*DESCRIPTION OF THE TASK:* Restate the lines word for word, from the first line of the records through the line containing "ScatterChart, XAxis, YAxis". Leave out the pictures and anything after that line.

>>

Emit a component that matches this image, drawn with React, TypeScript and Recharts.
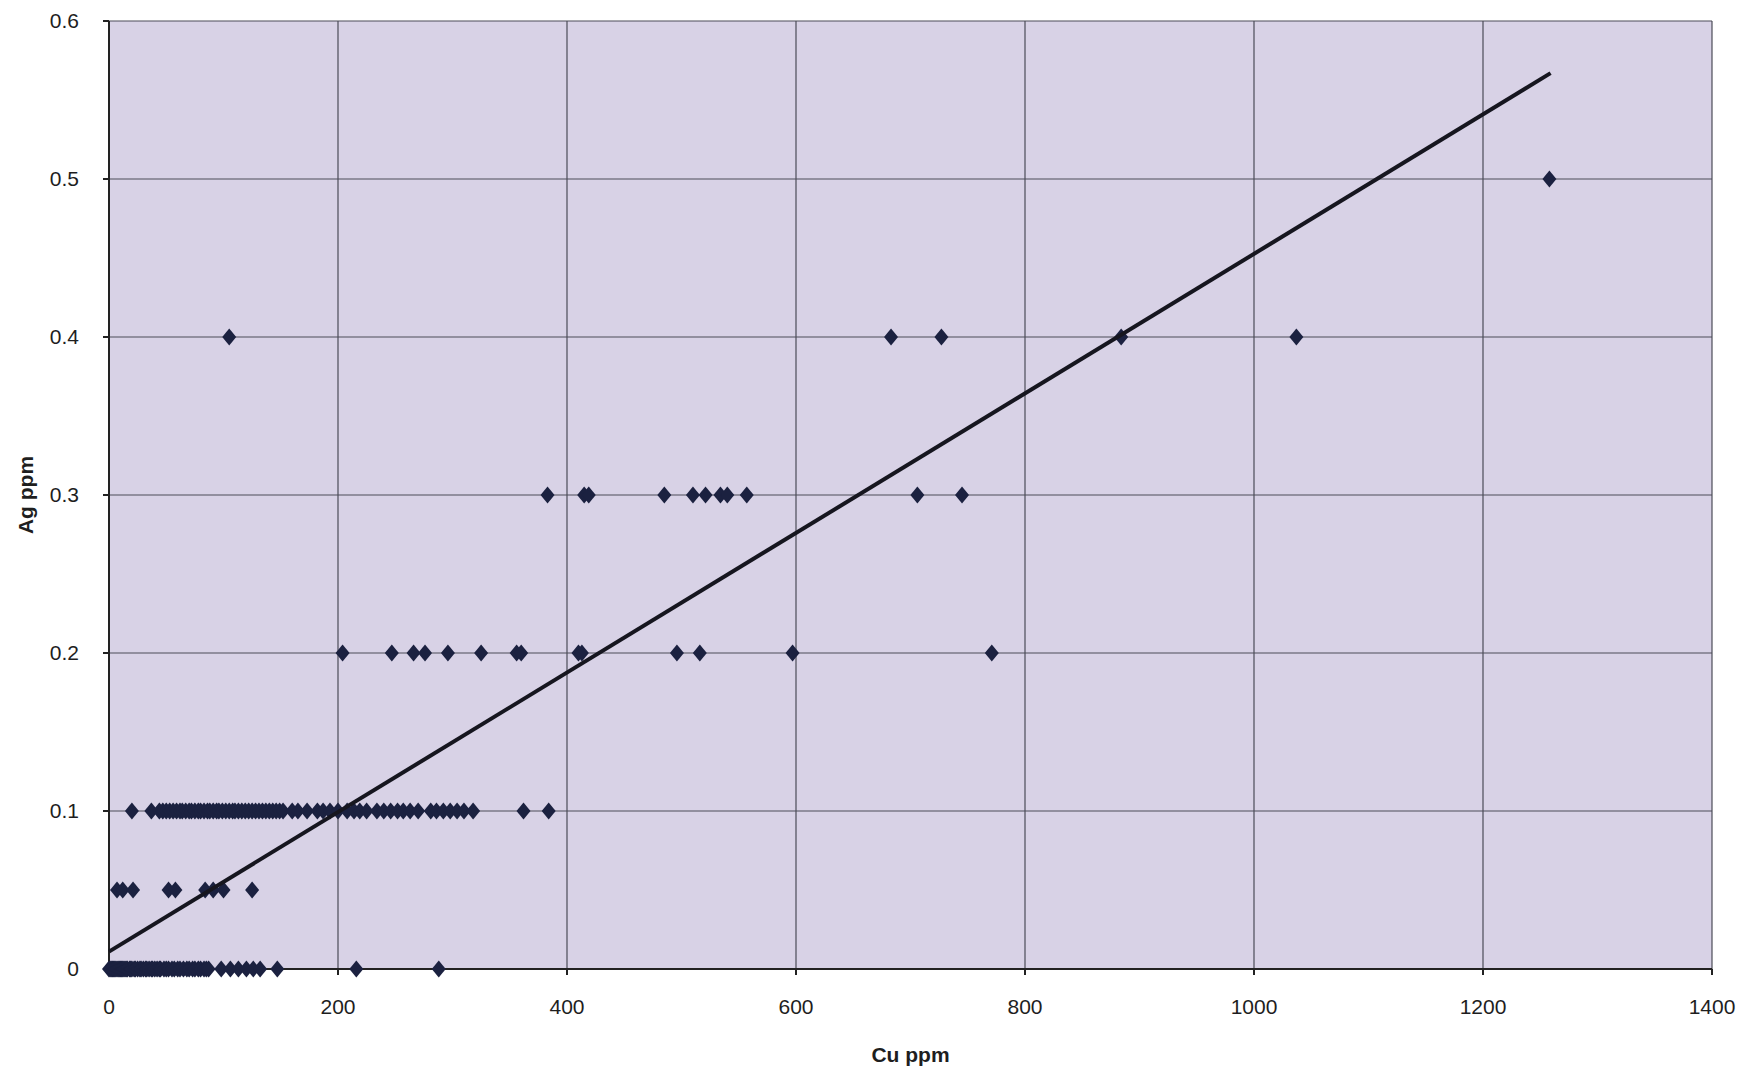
import { CartesianGrid, Scatter, ScatterChart, XAxis, YAxis } from 'recharts'

// Cu ppm values, grouped by the Ag ppm level they sit on
const cuAtAg0 = [
  0, 1, 2, 3, 4, 5, 6, 7, 8, 9, 10, 11, 12, 13, 14, 15, 16, 18, 19, 20, 22, 23, 25, 27, 28, 30, 32, 33, 35,
  37, 38, 40, 42, 44, 45, 48, 50, 52, 55, 57, 60, 62, 65, 68, 70, 73, 75, 78, 80, 83, 85, 87, 98, 106, 113,
  120, 126, 132, 147, 216, 288,
]
const cuAtAg005 = [7, 12, 21, 52, 58, 84, 91, 100, 125]
const cuAtAg01 = [
  20, 37, 44, 47, 50, 53, 56, 59, 62, 64, 67, 70, 72, 75, 78, 80, 83, 86, 88, 91, 94, 96, 99, 102, 105, 108,
  110, 113, 116, 119, 122, 125, 128, 131, 134, 137, 140, 143, 146, 149, 152, 160, 165, 173, 182, 187, 193,
  200, 208, 214, 219, 225, 234, 240, 246, 252, 257, 263, 270, 281, 286, 292, 298, 304, 310, 318, 362, 384,
]
const cuAtAg02 = [204, 247, 266, 276, 296, 325, 356, 360, 410, 413, 496, 516, 597, 771]
const cuAtAg03 = [383, 415, 419, 485, 510, 521, 534, 540, 557, 706, 745]
const cuAtAg04 = [105, 683, 727, 884, 1037]
const cuAtAg05 = [1258]

const agLevels = [0, 0.05, 0.1, 0.2, 0.3, 0.4, 0.5]
const cuGroups = [cuAtAg0, cuAtAg005, cuAtAg01, cuAtAg02, cuAtAg03, cuAtAg04, cuAtAg05]

// linear trend line end points (Cu ppm, Ag ppm)
const trendCu = [0, 1259]
const trendAg = [0.011, 0.567]

const xTicks = [0, 200, 400, 600, 800, 1000, 1200, 1400]
const yTicks = [0, 0.1, 0.2, 0.3, 0.4, 0.5, 0.6]

const samples = cuGroups.flatMap((group, i) => group.map((cu) => ({ cu, ag: agLevels[i] })))
const trend = trendCu.map((cu, i) => ({ cu, ag: trendAg[i] }))

const font = "'Liberation Sans Narrow', 'Liberation Sans', Arial, sans-serif"
const markerColor = '#1b2140'

function Diamond(props: { cx?: number; cy?: number }) {
  const { cx = 0, cy = 0 } = props
  return (
    <path
      d={`M${cx},${cy - 8.5}L${cx + 7},${cy}L${cx},${cy + 8.5}L${cx - 7},${cy}Z`}
      fill={markerColor}
    />
  )
}

const tickStyle = { fontSize: 21, fill: '#1e1e1e', fontFamily: font }

export default function App() {
  return (
    <div style={{ position: 'absolute', left: 0, top: 0, background: '#fff' }}>
      <ScatterChart width={1762} height={1074} margin={{ top: 21, right: 50, bottom: 0, left: 0 }}>
        <CartesianGrid fill="#d8d2e6" stroke="#4c4c58" strokeWidth={1.2} />
        <XAxis
          type="number"
          dataKey="cu"
          domain={[0, 1400]}
          ticks={xTicks}
          height={105}
          tick={tickStyle}
          tickSize={6}
          tickMargin={24}
          stroke="#222"
          strokeWidth={2}
          label={({ viewBox }: any) => (
            <text
              x={(viewBox?.x ?? 109) + (viewBox?.width ?? 1603) / 2}
              y={1062}
              textAnchor="middle"
              fontFamily={font}
              fontWeight="bold"
              fontSize={21}
              fill="#1e1e1e"
            >
              Cu ppm
            </text>
          )}
        />
        <YAxis
          type="number"
          dataKey="ag"
          domain={[0, 0.6]}
          ticks={yTicks}
          width={109}
          tick={tickStyle}
          tickSize={6}
          tickMargin={24}
          tickFormatter={(v: number) => String(v)}
          stroke="#222"
          strokeWidth={2}
          label={({ viewBox }: any) => {
            const cy = (viewBox?.y ?? 21) + (viewBox?.height ?? 948) / 2
            return (
              <text
                x={25}
                y={cy}
                transform={`rotate(-90, 25, ${cy})`}
                textAnchor="middle"
                dominantBaseline="central"
                fontFamily={font}
                fontWeight="bold"
                fontSize={21}
                fill="#1e1e1e"
              >
                Ag ppm
              </text>
            )
          }}
        />
        <Scatter data={samples} shape={<Diamond />} isAnimationActive={false} />
        <Scatter
          data={trend}
          line={{ stroke: '#16161f', strokeWidth: 4 }}
          shape={() => <g />}
          isAnimationActive={false}
        />
      </ScatterChart>
    </div>
  )
}
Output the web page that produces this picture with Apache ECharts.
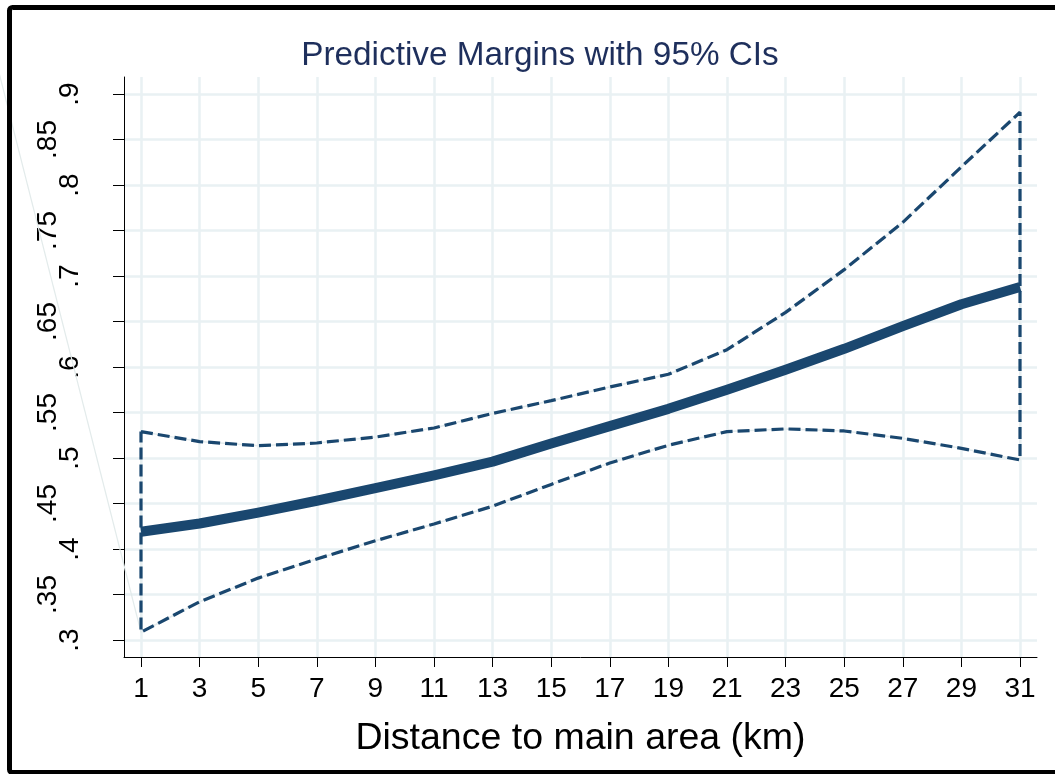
<!DOCTYPE html>
<html>
<head>
<meta charset="utf-8">
<script src="https://cdn.jsdelivr.net/npm/echarts@6/dist/echarts.min.js"></script>
<style>
html,body{margin:0;padding:0;background:#fff;}
#c{width:1055px;height:774px;}
</style>
</head>
<body>
<div id="c"></div>
<script>
// ---- data ----
var distance = [1, 3, 5, 7, 9, 11, 13, 15, 17, 19, 21, 23, 25, 27, 29, 31];
var margin   = [0.419, 0.428, 0.440, 0.453, 0.467, 0.481, 0.496, 0.516, 0.535, 0.554, 0.575, 0.597, 0.620, 0.645, 0.669, 0.688];
var upperCI  = [0.529, 0.518, 0.5135, 0.5165, 0.523, 0.533, 0.549, 0.563, 0.578, 0.592, 0.619, 0.660, 0.707, 0.759, 0.820, 0.880];
var lowerCI  = [0.3085, 0.342, 0.368, 0.389, 0.409, 0.4275, 0.447, 0.471, 0.4945, 0.514, 0.529, 0.532, 0.5297, 0.5216, 0.5106, 0.4978];
var xTicks = [1, 3, 5, 7, 9, 11, 13, 15, 17, 19, 21, 23, 25, 27, 29, 31];
var yTicks = [0.3, 0.35, 0.4, 0.45, 0.5, 0.55, 0.6, 0.65, 0.7, 0.75, 0.8, 0.85, 0.9];
var yTickLabels = ['.3', '.35', '.4', '.45', '.5', '.55', '.6', '.65', '.7', '.75', '.8', '.85', '.9'];
var strayX = [1, -5];
var strayY = [0.3085, 1.07];

// ---- build ----
var mainData = distance.map(function (d, i) { return [d, margin[i]]; });
var ciPath = [];
distance.forEach(function (d, i) { ciPath.push([d, upperCI[i]]); });
for (var i = distance.length - 1; i >= 0; i--) ciPath.push([distance[i], lowerCI[i]]);
ciPath.push([distance[0], upperCI[0]]);

var navy = '#1a476f';
var gridColor = '#e9f1f3';

var chart = echarts.init(document.getElementById('c'), null, {renderer: 'canvas'});
chart.setOption({
  animation: false,
  backgroundColor: '#fff',
  title: {
    text: 'Predictive Margins with 95% CIs',
    left: 540, top: 39, textAlign: 'center', padding: 0,
    textStyle: {fontFamily: 'Liberation Sans', fontSize: 33.3, fontWeight: 'normal', color: '#1e2f5c'}
  },
  grid: {left: 124, right: 18, top: 77, bottom: 117, containLabel: false},
  xAxis: {
    type: 'value', min: 0.42, max: 31.58,
    name: 'Distance to main area (km)', nameLocation: 'middle', nameGap: 63,
    nameTextStyle: {fontFamily: 'Liberation Sans', fontSize: 37.5, color: '#000'},
    axisLine: {show: true, onZero: false, lineStyle: {color: '#000', width: 1}},
    axisTick: {show: true, customValues: xTicks, length: 10, lineStyle: {color: '#000', width: 1}},
    axisLabel: {customValues: xTicks, margin: 18, fontFamily: 'Liberation Sans', fontSize: 28, color: '#000'},
    splitLine: {show: true, lineStyle: {color: gridColor, width: 2.5}}
  },
  yAxis: {
    type: 'value', min: 0.2813, max: 0.9187,
    axisLine: {show: true, onZero: false, lineStyle: {color: '#000', width: 1}},
    axisTick: {show: true, customValues: yTicks, length: 11, lineStyle: {color: '#000', width: 1}},
    axisLabel: {
      customValues: yTicks, rotate: 90, margin: 40,
      fontFamily: 'Liberation Sans', fontSize: 28, color: '#000',
      formatter: function (v) {
        var idx = -1;
        for (var k = 0; k < yTicks.length; k++) if (Math.abs(yTicks[k] - v) < 1e-6) idx = k;
        var s = idx >= 0 ? yTickLabels[idx] : String(v);
        return s.length > 2 ? '{b|' + s + '}' : '{a|' + s + '}';
      },
      rich: {
        a: {fontFamily: 'Liberation Sans', fontSize: 28, color: '#000'},
        b: {fontFamily: 'Liberation Sans', fontSize: 28, color: '#000', padding: [0, 0, 22, 0]}
      }
    },
    splitLine: {show: true, lineStyle: {color: gridColor, width: 2.5}}
  },
  series: [
    {type: 'custom', clip: false, silent: true, z: 1,
     data: [[strayX[0], strayY[0], strayX[1], strayY[1]]],
     renderItem: function (params, api) {
       var p0 = api.coord([api.value(0), api.value(1)]);
       var p1 = api.coord([api.value(2), api.value(3)]);
       return {type: 'line', shape: {x1: p0[0], y1: p0[1], x2: p1[0], y2: p1[1]},
               style: {stroke: '#e3ebeb', lineWidth: 1.2}};
     }},
    {type: 'line', data: ciPath, symbol: 'none', silent: true,
     lineStyle: {color: '#e4ecee', width: 1.5}, z: 2},
    {type: 'line', data: ciPath, symbol: 'none', silent: true,
     lineStyle: {color: navy, width: 3.2, type: [12, 5], cap: 'butt'}, z: 3},
    {type: 'line', data: mainData, symbol: 'none', silent: true,
     lineStyle: {color: navy, width: 10, cap: 'butt', join: 'round'}, z: 4}
  ],
  graphic: [{
    type: 'rect', silent: true, z: 100,
    shape: {x: 9.5, y: 7.5, width: 1060, height: 765, r: 3},
    style: {fill: 'none', stroke: '#000', lineWidth: 5}
  }]
});
</script>
</body>
</html>
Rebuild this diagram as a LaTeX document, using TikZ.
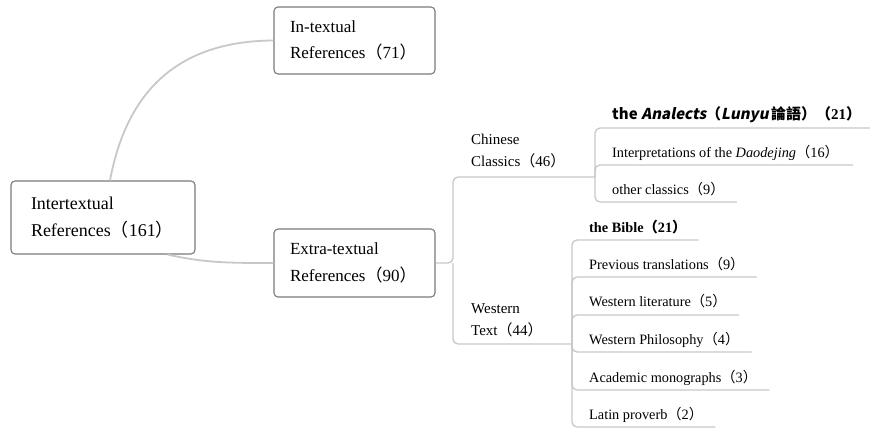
\documentclass[tikz,border=0pt]{standalone}
\usepackage{fontspec}
\setmainfont{Liberation Serif}
\newfontfamily\cjk{Noto Sans CJK SC}
\newfontfamily\cjksl[FakeSlant=0.2]{Noto Sans CJK SC}
\usetikzlibrary{calc}
\newcommand\lp{{\cjk （}}
\newcommand\rp{{\cjk ）}}
\definecolor{boxc}{HTML}{7A7A7A}
\definecolor{linec}{HTML}{C8C8C8}
\begin{document}
\begin{tikzpicture}[x=1pt,y=-1pt,
 box/.style={draw=boxc, line width=1.1pt, rounded corners=4pt, fill=white, align=left, font=\fontsize{17}{26.5}\selectfont},
 curve/.style={draw=linec, line width=1.8pt},
 branch/.style={draw=linec, line width=1.3pt, rounded corners=5pt},
 mid/.style={inner sep=0pt, font=\fontsize{15}{22.5}\selectfont, align=left},
 lbl/.style={inner sep=0pt, font=\fontsize{14.3}{20}\selectfont, align=left}]
\useasboundingbox[fill=white] (0,0) rectangle (870,428);

% boxes
\node[box, font=\fontsize{18}{27}\selectfont, minimum width=184pt, minimum height=73pt, text width=144pt, inner xsep=20pt] (root) at (103,217.5) {Intertextual\\References\lp161\rp};
\node[box, minimum width=161pt, minimum height=67pt, text width=129pt, inner xsep=16pt] (intx) at (354.5,40.5) {In-textual\\References\lp71\rp};
\node[box, minimum width=161pt, minimum height=68pt, text width=129pt, inner xsep=16pt] (extx) at (354.5,263) {Extra-textual\\References\lp90\rp};

% curves
\draw[curve] ($(root.north)+(7,0)$) .. controls (125,100) and (170,41) .. (intx.west);
\draw[curve] ($(root.south east)+(-28,0)$) .. controls (205,263) and (230,263) .. (extx.west);

% second level
\node[mid, anchor=west] (cc) at (471,151) {Chinese\\Classics\lp46\rp};
\node[mid, anchor=west] (wt) at (471,320.5) {Western\\Text\lp44\rp};
\coordinate (j1) at (453,263);
\coordinate (ccj) at (595,177);
\coordinate (wtj) at (572,344);
\draw[branch] (extx.east) -- (j1) |- (ccj);
\draw[branch] (j1) |- (wtj);

% Chinese classics children
\node[lbl, anchor=base west, font=\fontsize{15}{20}\selectfont\bfseries] (an) at (612,119)
 {{\cjk the} {\cjksl Analects}\lp{\cjksl Lunyu}\,{\cjk 論語}\rp\lp21\rp};
\node[lbl, anchor=base west] (dd) at (612,157) {Interpretations of the \textit{Daodejing}\lp16\rp};
\node[lbl, anchor=base west] (oc) at (612,194) {other classics\lp9\rp};
\draw[branch] (ccj) |- ($(an.base east)+(21,9)$);
\draw[branch] (ccj) |- ($(dd.base east)+(14,8)$);
\draw[branch] (ccj) |- ($(oc.base east)+(12,8)$);

% Western text children
\node[lbl, anchor=base west, font=\fontsize{14.3}{20}\selectfont\bfseries] (bi) at (589,232) {the Bible\lp21\rp};
\node[lbl, anchor=base west] (pt) at (589,269) {Previous translations\lp9\rp};
\node[lbl, anchor=base west] (wl) at (589,306) {Western literature\lp5\rp};
\node[lbl, anchor=base west] (wp) at (589,344) {Western Philosophy\lp4\rp};
\node[lbl, anchor=base west] (am) at (589,382) {Academic monographs\lp3\rp};
\node[lbl, anchor=base west] (lp) at (589,419) {Latin proverb\lp2\rp};
\draw[branch] (wtj) |- ($(bi.base east)+(12,8)$);
\draw[branch] (wtj) |- ($(pt.base east)+(12,8)$);
\draw[branch] (wtj) |- ($(wl.base east)+(12,9)$);
\draw[branch] (wtj) |- ($(wp.base east)+(12,8)$);
\draw[branch] (wtj) |- ($(am.base east)+(12,8)$);
\draw[branch] (wtj) |- ($(lp.base east)+(12,8)$);
\end{tikzpicture}
\end{document}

<<

*SOLUTION TO THIS PROBLEM:*
Emit a component that matches this image, drawn with React, TypeScript and Recharts.
import { CartesianGrid, Scatter, ScatterChart, XAxis, YAxis } from 'recharts'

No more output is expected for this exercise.